* REQUIRED TASK
Include the line with "import numpy as np" and every line before it in the entries below, echoed exactly, but not the pictures.

* ITEMS

-----

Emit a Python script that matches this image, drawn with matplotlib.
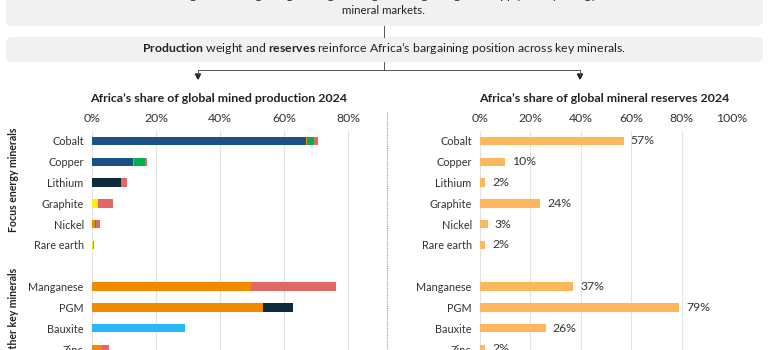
import matplotlib.pyplot as plt
from matplotlib.patches import FancyBboxPatch
import numpy as np

plt.rcParams['font.family'] = ['Lato', 'DejaVu Sans']
plt.rcParams['mathtext.fontset'] = 'custom'
plt.rcParams['mathtext.rm'] = 'Lato'
plt.rcParams['mathtext.bf'] = 'Lato:bold'

# data
minerals = ['Cobalt', 'Copper', 'Lithium', 'Graphite', 'Nickel', 'Rare earth',
            'Manganese', 'PGM', 'Bauxite', 'Zinc']
rows = [0, 1, 2, 3, 4, 5, 7, 8, 9, 10]

# production share, stacked segments (one list per colour)
dark_blue = [66.8, 12.8, 0, 0, 0, 0, 0, 0, 0, 0]
navy = [0, 0, 9.0, 0, 0, 0, 0, 0, 0, 0]
yellow = [0, 0, 0, 2.0, 0, 0.4, 0, 0, 0, 0]
orange = [0.5, 0.3, 0, 0, 0.8, 0, 49.6, 53.5, 0, 3.0]
light_blue = [0, 0, 0, 0, 0, 0, 0, 0, 29.0, 0]
green = [2.0, 3.4, 0, 0, 0.6, 0, 0, 0, 0, 0]
red = [1.3, 0.8, 2.0, 4.6, 1.2, 0.3, 26.8, 0, 0, 2.3]
navy2 = [0, 0, 0, 0, 0, 0, 0, 9.4, 0, 0]

reserves = [57, 10, 2, 24, 3, 2, 37, 79, 26, 2]

segments = [
    (dark_blue, '#1b5286'),
    (navy, '#0c2b3d'),
    (yellow, '#fff200'),
    (orange, '#f28a00'),
    (light_blue, '#2bb7f3'),
    (green, '#00b050'),
    (red, '#e06868'),
    (navy2, '#0c2b3d'),
]

W, H = 768, 350
fig = plt.figure(figsize=(W / 100, H / 100), dpi=100)

def fx(px):
    return px / W

def fy(py):
    return 1 - py / H

txt = '#222222'
grey_box = '#f1f1f1'

# header boxes
box1 = FancyBboxPatch((fx(6), fy(26)), fx(757), fy(-20) - fy(26),
                      boxstyle='round,pad=0,rounding_size=0.012',
                      transform=fig.transFigure, fc=grey_box, ec='none')
fig.patches.append(box1)
fig.text(0.5, fy(-4.6), 'Africa holds significant bargaining leverage through its weight in global supply of key energy-transition',
         ha='center', va='center', fontsize=8.6, color=txt)
fig.text(0.5, fy(11), 'mineral markets.', ha='center', va='center', fontsize=8.3, color=txt)

box2 = FancyBboxPatch((fx(6), fy(62)), fx(757), fy(37) - fy(62),
                      boxstyle='round,pad=0,rounding_size=0.012',
                      transform=fig.transFigure, fc=grey_box, ec='none')
fig.patches.append(box2)
fig.text(0.5, fy(49),
         '$\\bf{Production}$ weight and $\\bf{reserves}$ reinforce Africa\u2019s bargaining position across key minerals.',
         ha='center', va='center', fontsize=8.8, color=txt)

# connectors
lc = '#555555'
fig.add_artist(plt.Line2D([fx(384), fx(384)], [fy(26), fy(37)], color=lc, lw=0.7))
fig.add_artist(plt.Line2D([fx(384), fx(384)], [fy(62), fy(70)], color=lc, lw=0.7))
fig.add_artist(plt.Line2D([fx(198), fx(580)], [fy(70), fy(70)], color=lc, lw=0.7))
for x in (198, 580):
    fig.add_artist(plt.Line2D([fx(x), fx(x)], [fy(70), fy(75)], color=lc, lw=0.7))
    fig.add_artist(plt.Polygon([[fx(x - 2.5), fy(74)], [fx(x + 2.5), fy(74)], [fx(x), fy(79)]],
                               closed=True, color='#222222', transform=fig.transFigure))

# dotted separator
fig.add_artist(plt.Line2D([fx(387), fx(387)], [fy(112), fy(352)], color='#999999',
                          lw=0.8, ls=(0, (1, 1))))

ax_top = fy(130.6)
ax_h = 11 * 20.8 / H

# left chart: production
ax1 = fig.add_axes([fx(92), ax_top - ax_h, 85 * 3.2 / W, ax_h])
left = np.zeros(len(minerals))
for vals, col in segments:
    vals = np.array(vals)
    ax1.barh(rows, vals, left=left, height=0.4, color=col, edgecolor='none')
    left += vals
ax1.set_xlim(0, 85)
ax1.set_xticks([0, 20, 40, 60, 80])
ax1.set_xticklabels(['0%', '20%', '40%', '60%', '80%'])

# right chart: reserves
ax2 = fig.add_axes([fx(480), ax_top - ax_h, 100 * 2.52 / W, ax_h])
ax2.barh(rows, reserves, height=0.4, color='#ffb75e', edgecolor='none')
for r, v in zip(rows, reserves):
    ax2.text(v + 2.8, r, f'{v}%', va='center', ha='left', fontsize=8.8, color='#333333')
ax2.set_xlim(0, 100)
ax2.set_xticks([0, 20, 40, 60, 80, 100])
ax2.set_xticklabels(['0%', '20%', '40%', '60%', '80%', '100%'])

for ax in (ax1, ax2):
    ax.set_ylim(10.5, -0.5)
    ax.set_yticks(rows)
    ax.set_yticklabels(minerals)
    ax.xaxis.tick_top()
    ax.tick_params(axis='x', length=0, labelsize=8.8, colors='#333333', pad=5)
    ax.tick_params(axis='y', length=0, labelsize=7.8, colors='#333333', pad=6)
    ax.grid(axis='x', color='#e3e3e3', lw=0.8)
    ax.set_axisbelow(True)
    for s in ax.spines.values():
        s.set_visible(False)
    ax.patch.set_alpha(0)

fig.text(fx(219), fy(98), 'Africa\u2019s share of global mined production 2024',
         ha='center', va='center', fontsize=8.9, fontweight='bold', color=txt)
fig.text(fx(604), fy(98), 'Africa\u2019s share of global mineral reserves 2024',
         ha='center', va='center', fontsize=8.9, fontweight='bold', color=txt)

fig.text(fx(14), fy(180), 'Focus energy minerals', rotation=90, ha='center', va='center',
         fontsize=7.6, fontweight='bold', color=txt)
fig.text(fx(14), fy(312), 'Other key minerals', rotation=90, ha='center', va='center',
         fontsize=7.6, fontweight='bold', color=txt)

fig.savefig('out.png', dpi=100)
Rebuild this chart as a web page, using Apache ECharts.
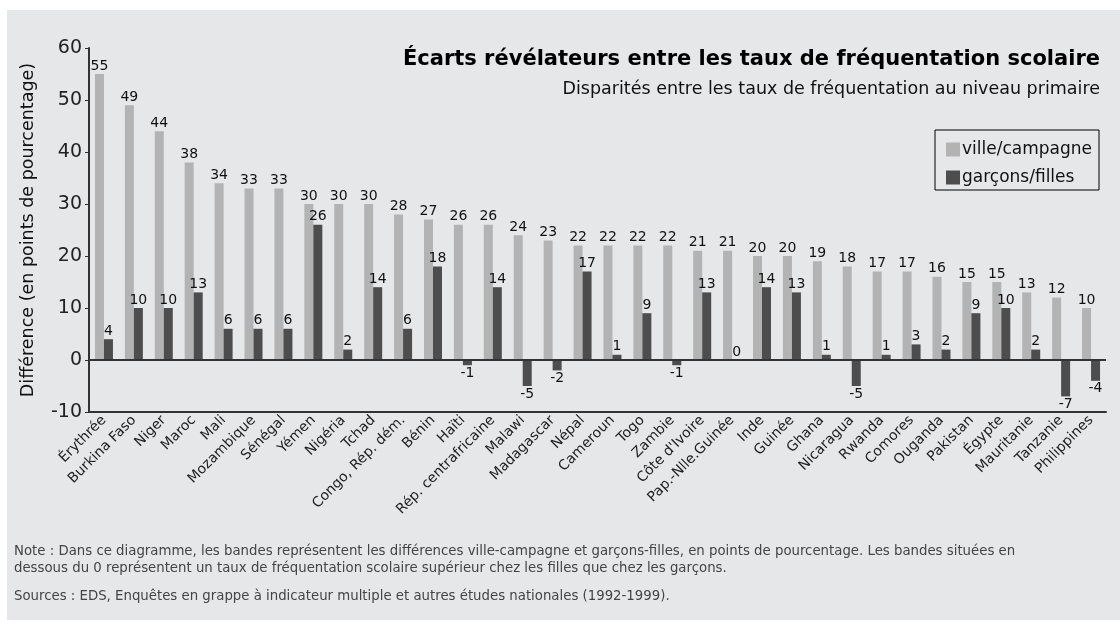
<!DOCTYPE html>
<html><head><meta charset="utf-8">
<script src="https://cdn.jsdelivr.net/npm/echarts@6/dist/echarts.min.js"></script>
<style>html,body{margin:0;padding:0;background:#fff;}#c{width:1120px;height:625px;}</style>
</head><body><div id="c"></div>
<script>
const categories = ["Érythrée","Burkina Faso","Niger","Maroc","Mali","Mozambique","Sénégal","Yémen","Nigéria","Tchad","Congo, Rép. dém.","Bénin","Haïti","Rép. centrafricaine","Malawi","Madagascar","Népal","Cameroun","Togo","Zambie","Côte d'Ivoire","Pap.-Nlle.Guinée","Inde","Guinée","Ghana","Nicaragua","Rwanda","Comores","Ouganda","Pakistan","Égypte","Mauritanie","Tanzanie","Philippines"];
const villeCampagne = [55,49,44,38,34,33,33,30,30,30,28,27,26,26,24,23,22,22,22,22,21,21,20,20,19,18,17,17,16,15,15,13,12,10];
const garconsFilles = [4,10,10,13,6,6,6,26,2,14,6,18,-1,14,-5,-2,17,1,9,-1,13,0,14,13,1,-5,1,3,2,9,10,2,-7,-4];
const yTicks = [-10,0,10,20,30,40,50,60];

const FONT = '"DejaVu Sans", sans-serif';
const chart = echarts.init(document.getElementById('c'));
const lbl = (pos) => ({show:true, position:pos, distance:1, fontSize:14, color:'#111', fontFamily:FONT});
chart.setOption({
  backgroundColor:'#fff',
  animation:false,
  textStyle:{fontFamily:FONT},
  graphic:[
    {type:'rect', z:-100, silent:true, shape:{x:7,y:10,width:1113,height:610}, style:{fill:'#e6e7e9'}},
    {type:'text', right:20, top:49, style:{text:'Écarts révélateurs entre les taux de fréquentation scolaire', font:'bold 21px '+FONT, fill:'#000'}},
    {type:'text', right:20, top:80, style:{text:'Disparités entre les taux de fréquentation au niveau primaire', font:'17.5px '+FONT, fill:'#111'}},
    {type:'rect', silent:true, shape:{x:935,y:130,width:164,height:60}, style:{fill:'#e6e7e9', stroke:'#000', lineWidth:1}},
    {type:'text', left:14, top:543, style:{text:"Note : Dans ce diagramme, les bandes représentent les différences ville-campagne et garçons-filles, en points de pourcentage. Les bandes situées en\ndessous du 0 représentent un taux de fréquentation scolaire supérieur chez les filles que chez les garçons.", font:'13.3px '+FONT, fill:'#444', lineHeight:17}},
    {type:'text', left:14, top:590, style:{text:"Sources : EDS, Enquêtes en grappe à indicateur multiple et autres études nationales (1992-1999).", font:'13.3px '+FONT, fill:'#444'}}
  ],
  legend:{
    orient:'vertical', left:941, top:136, itemWidth:14, itemHeight:14, itemGap:11,
    icon:'rect', textStyle:{fontSize:17, color:'#111', padding:[0,0,0,-3]},
    data:['ville/campagne','garçons/filles']
  },
  grid:{left:89, right:14, top:48, bottom:213, containLabel:false},
  xAxis:{
    type:'category', data:categories,
    axisLine:{onZero:false, lineStyle:{color:'#333', width:2}},
    axisTick:{show:false},
    axisLabel:{rotate:45, interval:0, fontSize:14, color:'#222', margin:6}
  },
  yAxis:{
    type:'value', min:-10, max:60, interval:10,
    name:'Différence (en points de pourcentage)', nameLocation:'middle', nameGap:52, nameRotate:90,
    nameTextStyle:{fontSize:17.5, color:'#111'},
    axisLine:{show:true, lineStyle:{color:'#333', width:2}},
    axisTick:{show:true, length:4, lineStyle:{color:'#333'}},
    splitLine:{show:false},
    axisLabel:{fontSize:19, color:'#222', margin:7, formatter:(v)=> yTicks.includes(v) ? String(v) : ''}
  },
  series:[
    {name:'ville/campagne', type:'bar', barWidth:9, barGap:'0%', itemStyle:{color:'#b3b3b3'},
     data:villeCampagne, label:lbl('top'),
     markLine:{silent:true, symbol:'none', label:{show:false}, lineStyle:{color:'#333', width:2, type:'solid'}, data:[{yAxis:0}]}},
    {name:'garçons/filles', type:'bar', barWidth:9, itemStyle:{color:'#4d4d4d'},
     data:garconsFilles.map(v => ({value:v, label:lbl(v < 0 ? 'bottom' : 'top')}))}
  ]
});
</script></body></html>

-----

* RESULT
Emit a Python script that matches this image, drawn with matplotlib.
import matplotlib.pyplot as plt
from matplotlib.patches import FancyBboxPatch
import numpy as np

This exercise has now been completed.